Can I use that cradle for my TL-WN721N ?

As long as it could plugin I can use any type brand cradle and it would work, right ?

Why do some come with cradle and some don't just come with usb cord ?

Thank you.


----------



## JimE (Apr 16, 2009)

I'm not sure what you mean by "cradle". Both of them plug directly into a USB port. The cable is provided for use if there isn't room around the USB port to have the device sticking out. You then plug the cable into the port and the adapter into the cable.


----------



## zhong (Aug 1, 2010)

I mean usb cradle here is image-

D-Link DWL-G122 54Mbps Wireless LAN USB Adaptor + Cradle | £18.91 inc VAT | Oyyy.co.uk

The black base where you plugin the usb device.
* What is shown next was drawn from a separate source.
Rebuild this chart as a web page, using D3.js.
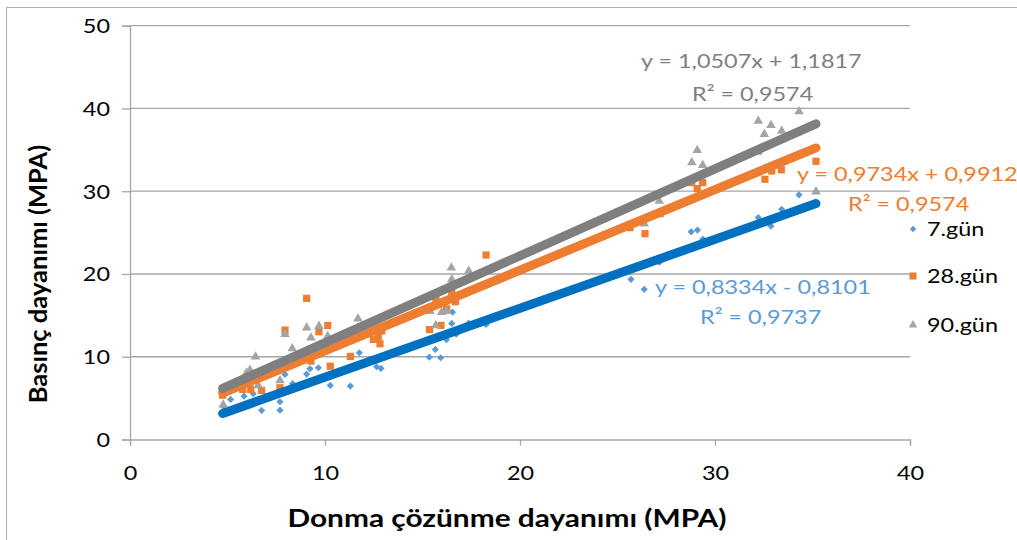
<!DOCTYPE html>
<html>
<head>
<meta charset="utf-8">
<script src="https://cdn.jsdelivr.net/npm/d3@7"></script>
<style>
  html, body { margin: 0; padding: 0; background: #fff; }
  svg { display: block; font-family: Lato, "Open Sans", sans-serif; }
</style>
</head>
<body>
<svg id="chart" width="1017" height="540"></svg>
<script>
// Freeze-thaw strength (x) vs compressive strength (y), MPa
const seriesNames = ["7.gün", "28.gün", "90.gün"];

const x7 = [4.78, 5.16, 5.85, 6.32, 6.75, 7.69, 7.69, 7.95, 8.34, 9.06, 9.23, 9.66, 10.27, 11.30, 11.76, 12.65, 12.87,
  15.35, 15.93, 15.66, 16.23, 16.50, 16.54, 16.73, 17.37, 18.26, 25.69, 26.37, 27.15, 28.78, 29.10, 29.38, 32.22, 32.87, 33.42, 34.31];
const y7 = [4.03, 4.84, 5.24, 5.53, 3.51, 4.56, 3.54, 7.86, 6.74, 7.90, 8.55, 8.67, 6.53, 6.45, 10.48, 8.79, 8.59,
  9.95, 9.88, 10.88, 12.06, 14.03, 15.39, 12.73, 14.06, 13.91, 19.35, 18.14, 21.43, 25.09, 25.31, 24.22, 26.81, 25.79, 27.81, 29.56];

const x28 = [4.75, 5.78, 6.19, 6.75, 7.69, 7.95, 9.06, 9.28, 9.69, 10.14, 10.27, 11.30, 12.48, 12.73, 12.82, 12.91,
  15.36, 15.95, 16.24, 15.69, 16.69, 16.50, 18.26, 25.64, 26.41, 27.18, 28.81, 29.37, 29.09, 32.22, 32.56, 32.91, 33.40, 35.18];
const y28 = [5.36, 6.05, 6.05, 5.93, 6.25, 13.22, 17.05, 9.47, 13.02, 13.78, 8.86, 10.04, 12.09, 12.37, 11.57, 13.10,
  13.28, 13.78, 15.78, 16.87, 16.65, 17.74, 22.29, 25.60, 24.87, 27.29, 31.04, 31.04, 30.31, 34.86, 31.44, 32.44, 32.59, 33.62];

const x90 = [4.78, 5.98, 6.15, 6.44, 6.58, 7.69, 7.95, 8.32, 9.06, 9.28, 9.69, 10.14, 11.69, 15.38, 15.68, 15.98, 16.24,
  16.48, 16.50, 17.37, 26.37, 27.14, 28.81, 29.09, 29.37, 32.22, 32.53, 32.87, 33.42, 34.31, 35.18];
const y90 = [4.20, 8.07, 8.38, 10.00, 6.53, 7.13, 12.73, 11.00, 13.51, 12.30, 13.70, 12.49, 14.59, 15.51, 13.78, 15.39, 15.51,
  20.76, 19.35, 20.35, 26.08, 28.82, 33.46, 34.95, 33.13, 38.49, 36.88, 37.97, 37.28, 39.63, 29.95];

// Linear trendline coefficients and labels
const slopes = [0.8334, 0.9734, 1.0507];
const intercepts = [-0.8101, 0.9912, 1.1817];
const eqLabels = ["y = 0,8334x - 0,8101", "y = 0,9734x + 0,9912", "y = 1,0507x + 1,1817"];
const r2Labels = ["R² = 0,9737", "R² = 0,9574", "R² = 0,9574"];
const trendRange = [4.75, 35.18];

const xTicks = [0, 10, 20, 30, 40];
const yTicks = [0, 10, 20, 30, 40, 50];

const markerColors = ["#5B9BD5", "#ED7D31", "#A5A5A5"];
const lineColors = ["#0070C0", "#ED7D31", "#7F7F7F"];
const labelColors = ["#5B9BD5", "#ED7D31", "#7F7F7F"];

// text is set a little wider than the font's natural advance
const WIDEN = 1.17;
function widen(sel) {
  sel.each(function () {
    const w = this.getComputedTextLength();
    d3.select(this).attr("textLength", w * WIDEN).attr("lengthAdjust", "spacingAndGlyphs");
  });
  return sel;
}

const svg = d3.select("#chart");

// chart frame
svg.append("rect").attr("x", 6.5).attr("y", 7.5).attr("width", 1030).attr("height", 560)
  .attr("fill", "#fff").attr("stroke", "#B0B0B0").attr("stroke-width", 1);

const x = d3.scaleLinear().domain([0, 40]).range([130, 910]);
const y = d3.scaleLinear().domain([0, 50]).range([439.5, 25.7]);

// gridlines
svg.append("g").selectAll("line").data(yTicks.filter(d => d > 0)).join("line")
  .attr("x1", x(0)).attr("x2", x(40)).attr("y1", d => y(d)).attr("y2", d => y(d))
  .attr("stroke", "#A6A6A6").attr("stroke-width", 1.3);

// axes
const xAxis = svg.append("g").attr("transform", `translate(0,${y(0)})`)
  .call(d3.axisBottom(x).tickValues(xTicks).tickSize(6).tickPadding(20));
const yAxis = svg.append("g").attr("transform", `translate(${x(0)},0)`)
  .call(d3.axisLeft(y).tickValues(yTicks).tickSize(8).tickPadding(12));
[xAxis, yAxis].forEach(a => {
  a.select(".domain").attr("stroke", "#A6A6A6").attr("stroke-width", 1.3);
  a.selectAll(".tick line").attr("stroke", "#A6A6A6").attr("stroke-width", 1.3);
  a.selectAll(".tick text").attr("fill", "#000").style("font-size", "20px")
    .style("font-family", "Lato, 'Open Sans', sans-serif");
  widen(a.selectAll(".tick text"));
});
yAxis.selectAll(".tick text").attr("dy", "0.35em");

// axis titles
widen(svg.append("text").attr("x", 507).attr("y", 527).attr("text-anchor", "middle")
  .style("font-size", "25.5px").style("font-weight", "bold").text("Donma çözünme dayanımı (MPA)"));
svg.append("text").attr("transform", "translate(47,274) rotate(-90)").attr("text-anchor", "middle")
  .style("font-size", "25.5px").style("font-weight", "bold").text("Basınç dayanımı (MPA)");

// marker shapes
const symbols = [
  { gen: d3.symbol().type(d3.symbolSquare).size(26), rot: 45 },
  { gen: d3.symbol().type(d3.symbolSquare).size(52), rot: 0 },
  { gen: d3.symbol().type(d3.symbolTriangle).size(40), rot: 0 }
];

const seriesData = [
  x7.map((v, i) => [v, y7[i]]),
  x28.map((v, i) => [v, y28[i]]),
  x90.map((v, i) => [v, y90[i]])
];

// scatter points
seriesData.forEach((pts, s) => {
  svg.append("g").selectAll("path").data(pts).join("path")
    .attr("d", symbols[s].gen)
    .attr("transform", d => `translate(${x(d[0])},${y(d[1])}) rotate(${symbols[s].rot})`)
    .attr("fill", markerColors[s]);
});

// trendlines
slopes.forEach((m, s) => {
  const pts = trendRange.map(v => [v, m * v + intercepts[s]]);
  svg.append("path").datum(pts)
    .attr("d", d3.line().x(d => x(d[0])).y(d => y(d[1])))
    .attr("stroke", lineColors[s]).attr("stroke-width", 9)
    .attr("stroke-linecap", "round").attr("fill", "none");
});

// trendline equations
const eqPos = [[655, 294, 700, 324], [797, 181, 848, 211], [641, 68, 692, 101]];
eqPos.forEach((p, s) => {
  widen(svg.append("text").attr("x", p[0]).attr("y", p[1]).attr("fill", labelColors[s])
    .style("font-size", "20px").text(eqLabels[s]));
  widen(svg.append("text").attr("x", p[2]).attr("y", p[3]).attr("fill", labelColors[s])
    .style("font-size", "20px").text(r2Labels[s]));
});

// legend
const legendY = [229, 276, 325];
const legendSymbols = [
  { gen: d3.symbol().type(d3.symbolSquare).size(20), rot: 45 },
  { gen: d3.symbol().type(d3.symbolSquare).size(50), rot: 0 },
  { gen: d3.symbol().type(d3.symbolTriangle).size(32), rot: 0 }
];
seriesNames.forEach((name, s) => {
  svg.append("path").attr("d", legendSymbols[s].gen)
    .attr("transform", `translate(913,${legendY[s]}) rotate(${legendSymbols[s].rot})`).attr("fill", markerColors[s]);
  widen(svg.append("text").attr("x", 927).attr("y", legendY[s]).attr("dy", "0.35em")
    .style("font-size", "20px").attr("fill", "#000").text(name));
});
</script>
</body>
</html>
Instead of D-link usb device I can use TP link usb device ?



Dogg said:


> I'm not sure what you mean by "cradle". Both of them plug directly into a USB port. The cable is provided for use if there isn't room around the USB port to have the device sticking out. You then plug the cable into the port and the adapter into the cable.


----------



## JimE (Apr 16, 2009)

Should be the same. It's just a USB cable (like the one that came with adapter) with a fancy base to stand it up.


----------